• **Stated task**:
Determine the number of lines in the data that include the word "Output", and write only that number.

• **Dataset content**:
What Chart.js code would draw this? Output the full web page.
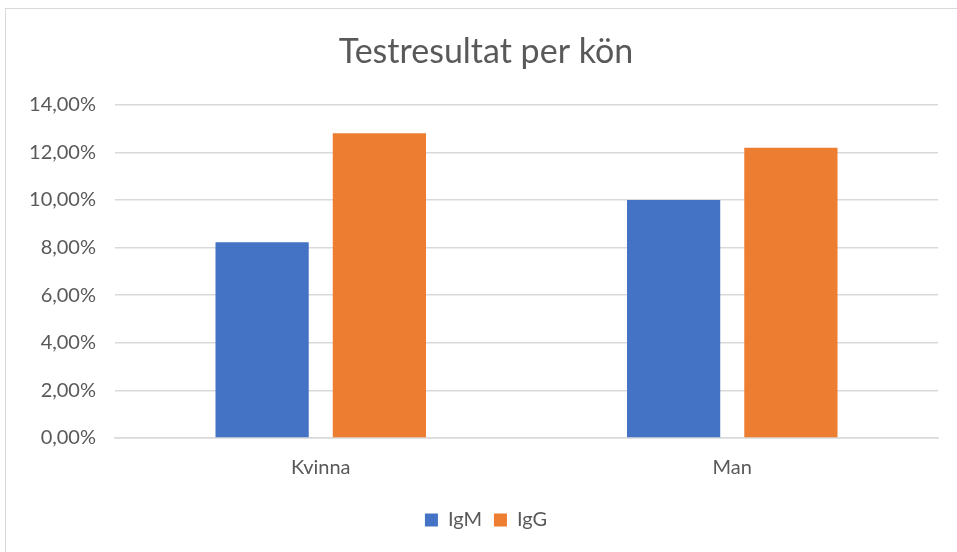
<!DOCTYPE html>
<html lang="sv">
<head>
    <meta charset="UTF-8" />
    <title>Testresultat per kön</title>
    <script src="https://cdn.jsdelivr.net/npm/chart.js"></script>
    <style>
        body {
            margin: 0;
            padding: 0;
            background: #fff;
            font-family: "Lato", sans-serif;
            overflow: hidden;
        }

        .frame {
            position: absolute;
            left: 5px;
            top: 8px;
            width: 980px;
            height: 580px;
            border: 1px solid #d9d9d9;
        }

        .chart-box {
            position: absolute;
            left: 0;
            top: 0;
            width: 957px;
            height: 552px;
        }
    </style>
</head>
<body>
    <div class="frame"></div>
    <div class="chart-box">
        <canvas id="genderChart"></canvas>
    </div>

    <script>
        // Data (percent)
        const categories = ['Kvinna', 'Man'];
        const igmValues = [8.22, 10.0];
        const iggValues = [12.8, 12.2];
        const seriesNames = ['IgM', 'IgG'];

        const textColor = '#595959';

        function formatPercent(v) {
            return v.toFixed(2).replace('.', ',') + '%';
        }

        // y labels stick out into the left padding; widen the label clip area
        const unclipYLabels = {
            id: 'unclipYLabels',
            afterLayout(chart) {
                chart.scales.y.left = 0;
            }
        };

        const ctx = document.getElementById('genderChart').getContext('2d');
        new Chart(ctx, {
            type: 'bar',
            data: {
                labels: categories,
                datasets: [
                    {
                        label: seriesNames[0],
                        data: igmValues,
                        backgroundColor: '#4472C4',
                        categoryPercentage: 0.57,
                        barPercentage: 0.795
                    },
                    {
                        label: seriesNames[1],
                        data: iggValues,
                        backgroundColor: '#ED7D31',
                        categoryPercentage: 0.57,
                        barPercentage: 0.795
                    }
                ]
            },
            options: {
                responsive: true,
                maintainAspectRatio: false,
                animation: false,
                layout: {
                    // left padding keeps title/legend centred like the original
                    padding: { left: 34, right: 19, top: 0, bottom: 12 }
                },
                scales: {
                    x: {
                        grid: { display: false, drawTicks: false },
                        border: { color: '#d9d9d9', width: 1.5 },
                        ticks: {
                            color: textColor,
                            font: { family: 'Lato', size: 20 },
                            padding: 18
                        }
                    },
                    y: {
                        min: 0,
                        max: 14,
                        ticks: {
                            stepSize: 2,
                            color: textColor,
                            font: { family: 'Lato', size: 20 },
                            padding: 19,
                            callback: (v) => formatPercent(v)
                        },
                        grid: { color: '#d9d9d9', lineWidth: 1.5, drawTicks: false },
                        border: { display: false },
                        afterFit: (scale) => { scale.width = 81; }
                    }
                },
                plugins: {
                    title: {
                        display: true,
                        text: 'Testresultat per kön',
                        color: textColor,
                        font: { family: 'Lato', size: 34, weight: 'normal' },
                        padding: { top: 32, bottom: 32 }
                    },
                    legend: {
                        position: 'bottom',
                        labels: {
                            color: textColor,
                            font: { family: 'Lato', size: 20 },
                            boxWidth: 13,
                            boxHeight: 13,
                            padding: 12
                        }
                    },
                    tooltip: { enabled: false }
                }
            },
            plugins: [unclipYLabels]
        });
    </script>
</body>
</html>
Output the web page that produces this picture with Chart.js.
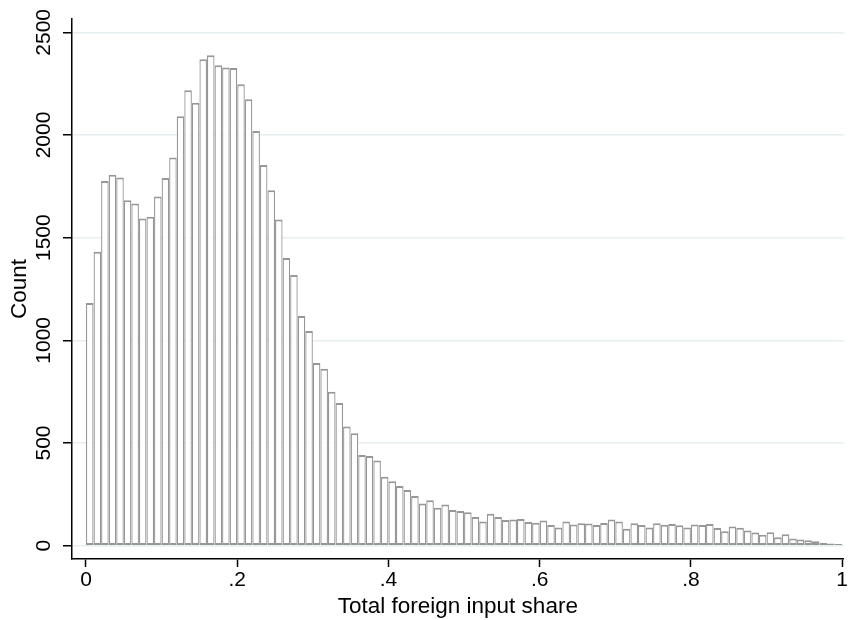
<!DOCTYPE html>
<html>
<head>
<meta charset="utf-8">
<script src="https://cdn.jsdelivr.net/npm/chart.js@4/dist/chart.umd.min.js"></script>
<style>
  html, body { margin: 0; padding: 0; background: #fff; }
  #wrap { width: 849px; height: 620px; }
</style>
</head>
<body>
<div id="wrap"><canvas id="hist"></canvas></div>
<script>
// histogram bins: 100 bins of width .01 starting at 0
const binStart = 0;
const binWidth = 0.01;
const counts = [
  1182, 1431, 1776, 1807, 1793, 1682, 1666, 1593, 1602, 1701,
  1791, 1891, 2091, 2218, 2157, 2369, 2389, 2340, 2329, 2326,
  2247, 2174, 2020, 1854, 1731, 1588, 1401, 1318, 1119, 1046,
  890, 862, 749, 695, 580, 547, 442, 437, 415, 336,
  314, 290, 271, 242, 205, 221, 184, 200, 174, 169,
  163, 140, 118, 155, 140, 125, 127, 130, 115, 111,
  123, 101, 88, 118, 103, 109, 108, 101, 110, 127,
  118, 82, 109, 101, 88, 109, 102, 105, 99, 88,
  103, 101, 106, 86, 70, 93, 87, 74, 64, 53,
  65, 41, 55, 35, 30, 26, 21, 13, 10, 8
];
const xTicks = [0, 0.2, 0.4, 0.6, 0.8, 1];
const xTickLabels = ['0', '.2', '.4', '.6', '.8', '1'];
const yTicks = [0, 500, 1000, 1500, 2000, 2500];
const yTickLabels = ['0', '500', '1000', '1500', '2000', '2500'];

const family = '"Liberation Sans", Arial, Helvetica, sans-serif';
const tickFont = { family, size: 21 };
const titleFont = { family, size: 22.5 };

const points = counts.map((c, i) => ({ x: binStart + (i + 0.5) * binWidth, y: c }));

new Chart(document.getElementById('hist'), {
  type: 'bar',
  data: {
    datasets: [{
      data: points,
      backgroundColor: '#ffffff',
      borderColor: '#979797',
      borderWidth: { top: 2, left: 1.3, right: 1.3, bottom: 2 },
      borderSkipped: false,
      inflateAmount: 0,
      barPercentage: 1,
      categoryPercentage: 1
    }]
  },
  options: {
    responsive: true,
    maintainAspectRatio: false,
    animation: false,
    layout: { padding: { top: 19, right: 4, left: 0, bottom: 0 } },
    plugins: { legend: { display: false }, tooltip: { enabled: false } },
    scales: {
      x: {
        type: 'linear',
        offset: false,
        min: -0.0185,
        max: 1.002,
        afterBuildTicks: s => { s.ticks = xTicks.map(v => ({ value: v })); },
        afterFit: s => { s.height = 61; },
        border: { color: '#000', width: 1.5 },
        grid: { offset: false, drawOnChartArea: false, tickColor: '#000', tickLength: 8, tickWidth: 1.5 },
        ticks: {
          color: '#000', font: tickFont, padding: 1, maxRotation: 0,
          callback: v => xTickLabels[xTicks.indexOf(v)] ?? ''
        },
        title: { display: true, text: 'Total foreign input share', color: '#000', font: titleFont, padding: { top: 0, bottom: 0 } }
      },
      y: {
        min: -65,
        max: 2565,
        afterBuildTicks: s => { s.ticks = yTicks.map(v => ({ value: v })); },
        afterFit: s => { s.width = 72; },
        border: { color: '#000', width: 1.5 },
        grid: { color: '#e5eef0', lineWidth: 1.5, tickColor: '#000', tickLength: 9, tickWidth: 1.5 },
        ticks: {
          color: '#000', font: tickFont, padding: -5, minRotation: 90, maxRotation: 90, crossAlign: 'center',
          callback: v => yTickLabels[yTicks.indexOf(v)] ?? ''
        },
        title: { display: true, text: 'Count', color: '#000', font: titleFont, padding: { top: 6.5, bottom: 0 } }
      }
    }
  }
});
</script>
</body>
</html>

• **Expected answer**:
2